Published 29th May 2023, i news.
For many of us, doing the recycling is now a normal part of housekeeping. We separate out our paper, glass and tins before putting them in the green bin. Increasingly, plastics have the recycling logo on them. So we rinse them out and save them from the general waste. We know it’s not much, but it’s better than doing nothing.
But recent studies on the environmental and health impacts of plastic recycling challenge that assumption.
Research published in the Journal of Hazardous Materials Advances found that a UK plastics recycling facility was releasing up to 13 per cent of the plastic it recycles as microplastics. A microplastic is any plastic less than 5mm in diameter with the vast majority of microplastics being much smaller – a tiny fraction of the width of a human hair.

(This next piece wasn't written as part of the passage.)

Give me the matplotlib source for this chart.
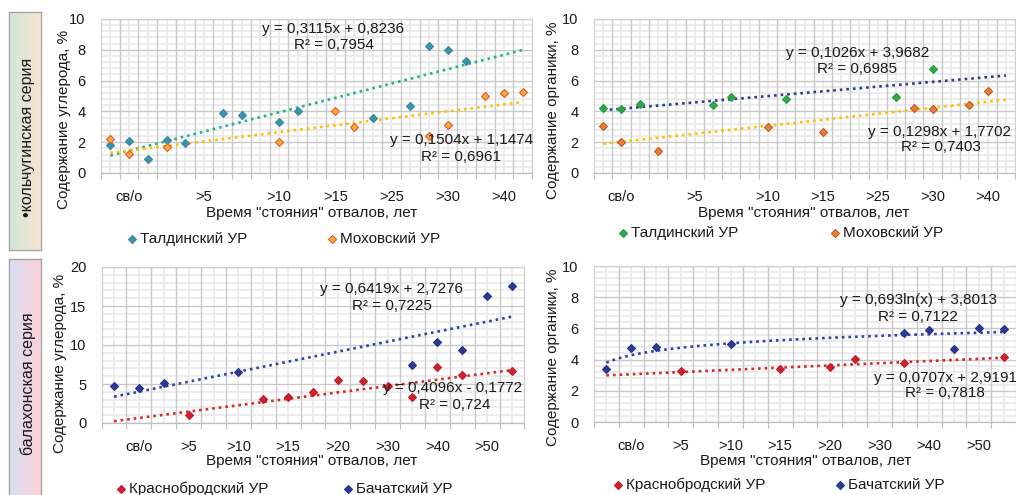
import numpy as np
import matplotlib
matplotlib.use("Agg")
import matplotlib.pyplot as plt
from matplotlib.lines import Line2D
from matplotlib.ticker import MultipleLocator

plt.rcParams['font.family'] = ['Liberation Sans', 'DejaVu Sans']

# ---------------- data ----------------
top_n = 23
bot_n = 17
top_x_labels = ["св/о", ">5", ">10", ">15", ">25", ">30", ">40"]
top_x_label_pos = [2, 6, 10, 13, 16, 19, 22]
bot_x_labels = ["св/о", ">5", ">10", ">15", ">20", ">30", ">40", ">50"]
bot_x_label_pos = [2, 4, 6, 8, 10, 12, 14, 16]

x_title = 'Время "стояния" отвалов, лет'
y_title_c = "Содержание углерода, %"
y_title_o = "Содержание органики, %"

# top-left: carbon, kolchugino series
tl_tald_x = [1, 2, 3, 4, 5, 7, 8, 10, 11, 15, 17, 18, 19, 20]
tl_tald_y = [1.80, 2.10, 0.89, 2.14, 1.97, 3.91, 3.77, 3.33, 4.03, 3.59, 4.37, 8.23, 7.97, 7.29]
tl_mox_x = [1, 2, 4, 10, 13, 14, 18, 19, 21, 22, 23]
tl_mox_y = [2.19, 1.23, 1.67, 1.99, 4.03, 2.97, 2.40, 3.10, 5.01, 5.17, 5.23]
tl_trend = {"tald": (0.3115, 0.8236), "mox": (0.1504, 1.1474)}

# top-right: organics, kolchugino series
tr_tald_x = [1, 2, 3, 7, 8, 11, 17, 19]
tr_tald_y = [4.24, 4.17, 4.46, 4.39, 4.96, 4.83, 4.96, 6.76]
tr_mox_x = [1, 2, 4, 10, 13, 18, 19, 21, 22]
tr_mox_y = [3.05, 2.02, 1.46, 3.00, 2.65, 4.20, 4.17, 4.39, 5.35]
tr_trend = {"tald": (0.1026, 3.9682), "mox": (0.1298, 1.7702)}

# bottom-left: carbon, balakhonka series
bl_kras_x = [4, 7, 8, 9, 10, 11, 12, 13, 14, 15, 17]
bl_kras_y = [1.0, 3.1, 3.35, 4.0, 5.5, 5.35, 4.7, 3.35, 7.2, 6.1, 6.7]
bl_bach_x = [1, 2, 3, 6, 13, 14, 15, 16, 17]
bl_bach_y = [4.7, 4.45, 5.15, 6.6, 7.5, 10.35, 9.35, 16.25, 17.55]
bl_trend = {"kras": (0.4096, -0.1772), "bach": (0.6419, 2.7276)}

# bottom-right: organics, balakhonka series
br_kras_x = [4, 8, 10, 11, 13, 17]
br_kras_y = [3.28, 3.38, 3.53, 4.05, 3.79, 4.15]
br_bach_x = [1, 2, 3, 6, 13, 14, 15, 16, 17]
br_bach_y = [3.38, 4.75, 4.82, 5.03, 5.72, 5.89, 4.65, 6.04, 5.97]
br_trend = {"kras": (0.0707, 2.9191), "bach_log": (0.693, 3.8013)}

r2_values = {"tl": ["0,7954", "0,6961"], "tr": ["0,6985", "0,7403"],
             "bl": ["0,7225", "0,724"], "br": ["0,7122", "0,7818"]}

series_names_top = ["Талдинский УР", "Моховский УР"]
series_names_bot = ["Краснобродский УР", "Бачатский УР"]
side_labels = ["•кольчугинская серия", "балахонская серия"]

# ---------------- figure ----------------
W, H = 1016, 495
fig = plt.figure(figsize=(W / 100, H / 100), dpi=100)
fig.patch.set_facecolor("white")


def fx(x):
    return x / W


def fy(y):
    return 1 - y / H


def make_ax(left, top, right, bottom):
    return fig.add_axes([fx(left), fy(bottom), (right - left) / W, (bottom - top) / H])


TXT = "#1a1a1a"
FS_TICK = 10.5
FS = 11
GRID_MAJ = "#C9C9C9"
GRID_MIN = "#E9E9E9"


def style(ax, n, ymax, ymajor, yminor, labels, label_pos):
    ax.set_xlim(0.5, n + 0.5)
    ax.set_ylim(0, ymax)
    ax.set_xticks(label_pos)
    ax.set_xticklabels(labels)
    ax.set_xticks(np.arange(0.5, n + 1, 1), minor=True)
    ax.yaxis.set_major_locator(MultipleLocator(ymajor))
    ax.yaxis.set_minor_locator(MultipleLocator(yminor))
    ax.grid(which='minor', axis='y', color=GRID_MIN, lw=1.2)
    ax.grid(which='major', axis='y', color=GRID_MAJ, lw=1.0)
    ax.grid(which='both', axis='x', visible=False)
    # category grid: boundaries (darker) and category centres (light)
    for xv in np.arange(1, n + 1):
        ax.axvline(xv, color=GRID_MIN, lw=1.2, zorder=0.5)
    for xv in np.arange(1.5, n + 0.5, 1):
        ax.axvline(xv, color=GRID_MAJ, lw=1.0, zorder=0.6)
    ax.set_axisbelow(True)
    ax.tick_params(axis='x', which='major', length=0, pad=12, labelsize=FS_TICK, labelcolor=TXT)
    ax.tick_params(axis='x', which='minor', length=4, color='#BFBFBF', width=0.8)
    ax.tick_params(axis='y', which='both', length=0, pad=11, labelsize=FS_TICK, labelcolor=TXT)
    for s in ["left", "top", "right"]:
        ax.spines[s].set_color("#D0D0D0")
        ax.spines[s].set_linewidth(0.9)
    ax.spines["bottom"].set_color("#BFBFBF")
    ax.spines["bottom"].set_linewidth(0.9)


def pts(ax, x, y, fc, ec):
    ax.plot(x, y, ls='none', marker='D', ms=4.3, mfc=fc, mec=ec, mew=0.8, zorder=4, clip_on=False)


def trend(ax, n, coef, color, log=False):
    xs = np.linspace(1, n, 300)
    a, b = coef
    ys = a * np.log(xs) + b if log else a * xs + b
    ax.plot(xs, ys, color=color, lw=1.9, ls=(0, (1, 1.5)), zorder=3, dash_capstyle='butt')


def note(cx, cy, txt, fs=FS):
    fig.text(fx(cx), fy(cy), txt, ha='center', va='center', fontsize=fs, color=TXT)


def legend_item(mx, my, fc, ec, label):
    fig.add_artist(Line2D([fx(mx)], [fy(my)], transform=fig.transFigure, ls='none', marker='D',
                          ms=4.3, mfc=fc, mec=ec, mew=0.8))
    fig.text(fx(mx + 8), fy(my), label, ha='left', va='center', fontsize=FS, color=TXT)


# colours
C_TEAL, C_TEAL_E = "#2E9E98", "#4A78B8"
C_ORYEL, C_ORYEL_E = "#F8AE2F", "#E05A3A"
C_GREEN, C_GREEN_E = "#2EA84A", "#2B9A45"
C_ORANGE, C_ORANGE_E = "#E8803A", "#C05A1E"
C_RED, C_RED_E = "#D02030", "#C01D2B"
C_BLUE, C_BLUE_E = "#2B3A92", "#25338A"
T_TEAL = "#1DB58C"
T_YEL = "#FFC000"
T_NAVY = "#2E3C8E"
T_BLUE = "#3241A8"
T_RED = "#D62A2A"

# ---- top-left ----
ax1 = make_ax(101, 19, 532, 173)
style(ax1, top_n, 10, 2, 0.4, top_x_labels, top_x_label_pos)
trend(ax1, top_n, tl_trend["tald"], T_TEAL)
trend(ax1, top_n, tl_trend["mox"], T_YEL)
pts(ax1, tl_tald_x, tl_tald_y, C_TEAL, C_TEAL_E)
pts(ax1, tl_mox_x, tl_mox_y, C_ORYEL, C_ORYEL_E)

# ---- top-right ----
ax2 = make_ax(594, 19, 1015, 173)
style(ax2, top_n, 10, 2, 0.4, top_x_labels, top_x_label_pos)
trend(ax2, top_n, tr_trend["tald"], T_NAVY)
trend(ax2, top_n, tr_trend["mox"], T_YEL)
pts(ax2, tr_tald_x, tr_tald_y, C_GREEN, C_GREEN_E)
pts(ax2, tr_mox_x, tr_mox_y, C_ORANGE, C_ORANGE_E)

# ---- bottom-left ----
ax3 = make_ax(101.6, 267, 524.4, 423)
style(ax3, bot_n, 20, 5, 1, bot_x_labels, bot_x_label_pos)
trend(ax3, bot_n, bl_trend["bach"], T_BLUE)
trend(ax3, bot_n, bl_trend["kras"], T_RED)
pts(ax3, bl_bach_x, bl_bach_y, C_BLUE, C_BLUE_E)
pts(ax3, bl_kras_x, bl_kras_y, C_RED, C_RED_E)

# ---- bottom-right ----
ax4 = make_ax(594, 266, 1016, 422)
style(ax4, bot_n, 10, 2, 0.4, bot_x_labels, bot_x_label_pos)
trend(ax4, bot_n, br_trend["bach_log"], T_BLUE, log=True)
trend(ax4, bot_n, br_trend["kras"], T_RED)
pts(ax4, br_bach_x, br_bach_y, C_BLUE, C_BLUE_E)
pts(ax4, br_kras_x, br_kras_y, C_RED, C_RED_E)


def eq_text(coef, log=False):
    a, b = coef
    sa = f"{a:.4f}".rstrip('0').replace('.', ',') if log else f"{a:.4f}".replace('.', ',')
    sign = "+" if b >= 0 else "-"
    sb = f"{abs(b):.4f}".replace('.', ',')
    if log:
        return f"y = {sa}ln(x) {sign} {sb}"
    return f"y = {sa}x {sign} {sb}"


# equations and R²
note(333, 29, eq_text(tl_trend["tald"]))
note(334, 45, "R² = " + r2_values["tl"][0])
note(462, 140, eq_text(tl_trend["mox"]))
note(461, 157, "R² = " + r2_values["tl"][1])

note(858, 53, eq_text(tr_trend["tald"]))
note(857, 69, "R² = " + r2_values["tr"][0])
note(940, 132, eq_text(tr_trend["mox"]))
note(941, 147, "R² = " + r2_values["tr"][1])

note(392, 289, eq_text(bl_trend["bach"]))
note(392, 306, "R² = " + r2_values["bl"][0])
note(453, 388, eq_text(bl_trend["kras"]))
note(455, 405, "R² = " + r2_values["bl"][1])

note(919, 300, eq_text(br_trend["bach_log"], log=True))
note(918, 317, "R² = " + r2_values["br"][0])
note(945, 378, eq_text(br_trend["kras"]))
note(945, 393, "R² = " + r2_values["br"][1])

# axis titles
for cx, cy in [(312, 213), (804, 213), (312, 461), (806, 461)]:
    fig.text(fx(cx), fy(cy), x_title, ha='center', va='center', fontsize=FS, color=TXT)
fig.text(fx(64), fy(119), y_title_c, rotation=90, ha='center', va='center', fontsize=FS, color=TXT)
fig.text(fx(553), fy(110), y_title_o, rotation=90, ha='center', va='center', fontsize=FS, color=TXT)
fig.text(fx(60), fy(363), y_title_c, rotation=90, ha='center', va='center', fontsize=FS, color=TXT)
fig.text(fx(553), fy(357), y_title_o, rotation=90, ha='center', va='center', fontsize=FS, color=TXT)

# legends
legend_item(132, 239, C_TEAL, C_TEAL_E, series_names_top[0])
legend_item(332, 239, C_ORYEL, C_ORYEL_E, series_names_top[1])
legend_item(623, 233, C_GREEN, C_GREEN_E, series_names_top[0])
legend_item(835, 233, C_ORANGE, C_ORANGE_E, series_names_top[1])
legend_item(121, 489, C_RED, C_RED_E, series_names_bot[0])
legend_item(348, 489, C_BLUE, C_BLUE_E, series_names_bot[1])
legend_item(618, 485, C_RED, C_RED_E, series_names_bot[0])
legend_item(840, 485, C_BLUE, C_BLUE_E, series_names_bot[1])


# side label boxes with gradients
def side_box(left, top, right, bottom, c1, c2, label, cy):
    bx = make_ax(left, top, right, bottom)
    c1 = np.array(matplotlib.colors.to_rgb(c1))
    c2 = np.array(matplotlib.colors.to_rgb(c2))
    t = np.linspace(0, 1, 64)[None, :, None]
    grad = c1 * (1 - t) + c2 * t
    bx.imshow(grad, aspect='auto', extent=(0, 1, 0, 1))
    bx.set_xticks([])
    bx.set_yticks([])
    for s in bx.spines.values():
        s.set_color("#A6A6A6")
        s.set_linewidth(1.0)
    fig.text(fx(28), fy(cy), label, rotation=90, ha='center', va='center', fontsize=11.5, color=TXT)


side_box(9, 12, 41, 250, "#CDE9D6", "#FCE3D2", side_labels[0], 137)
side_box(9, 259, 41, 497, "#D8E0F4", "#FBD2D8", side_labels[1], 384)

fig.savefig("out.png", dpi=100)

The single facility that was the subject of this study discovered that at times it was releasing over 75 billion plastic microparticles in every cubic meter of wastewater. Being so small, microplastics are turning up everywhere: at the bottom of the deepest ocean, in Antarctic snowflakes, deep in our lungs, in our blood. What was particularly worrying about the research on the recycling facility was that it was one of the better managed recycling facilities, having installed costly microparticle filters. Most have not.
Modern plastics contain over 13,000 different chemicals – most of them derived from oil. Many of them are known to be hazardous to human health. A new review from Greenpeace USA finds that recycling can actually increase the toxicity of plastics. That’s because the recycling process can concentrate chemicals such as flame retardants, benzene and other cancer-producing and hormone-disruptive substances.
Plastics can also absorb toxic materials. For example, a plastic container filled with pesticide can over time become contaminated as the pesticide leaches into the plastic. Recycling that container then moves contaminated material into new plastic products, as well as releasing vast amounts of potentially highly toxic microplastic particles into the environment.
What these studies tell us is that recycling is not a solution. But then, it never was, because recycling plastics means trying to modify materials that have been produced to resist change. It’s their longevity and resilience that makes them such an attractive material.
Recycling plastics could play a part in reducing pollution because it diverts waste that could up in the environment such as the ocean, but there is a reason it’s the last R in Reduce, Reuse, Recycle. Reusing plastics can keep them out of the waste and recycling system for longer. But reducing plastics must be the priority.
Almost everything we buy includes or is wrapped in plastic. Plastics can serve an important role in protecting some products, but do we need plastic-wrapped corn on the cob? I tried to go plastic free for a week after reviewing the avalanche of research clearly showing that plastic pollution was getting out of control. That meant any internet shopping or online groceries was out of the question. It also meant searching for alternatives to plastic-wrapped products in the supermarket.
In 2019, UK supermarkets produced nearly 900,000 tonnes plastic packaging, almost all of it ending up as waste. In order to reduce my environmental impact, I also try to avoid dairy products, which is good because cheese, milk, and yoghurt would have been off the menu as they all have plastic packaging. Breakfast cereal comes in a cardboard box but has a plastic inner bag. The apples I wanted only came wrapped in plastic. The meat-free burgers were inside a plastic tray. The shopping trip became what felt like an endless and often futile attempt at finding a plastic-free alternative.
This made me realise just how ubiquitous plastics are. We somehow managed to live without them before the 1950s. What happened? In a word: hyperconsumption. The creation of lifestyles built around buying things. Plastics are so cheap that we think nothing of using them once then putting them straight in the bin. But being cheap doesn’t mean there is no cost to such profligate behaviour. Since the 1950s, 8.3 billion tons of plastics have been manufactured. Eighty per cent of that has ended up in landfill, or the environment, or inside of us.
There are promising plant-based plastics that do not contain toxic substances and breakdown quickly into harmless by-products. But we cannot expect them to rapidly scale up production to meet today’s almost insatiable demands. The only effective solution to the plastics problem is the rapid reduction in their use. Simply put, we need to consume far less plastic. This may come from realising that in manufacturing convenience, we have created an environmental and health crisis.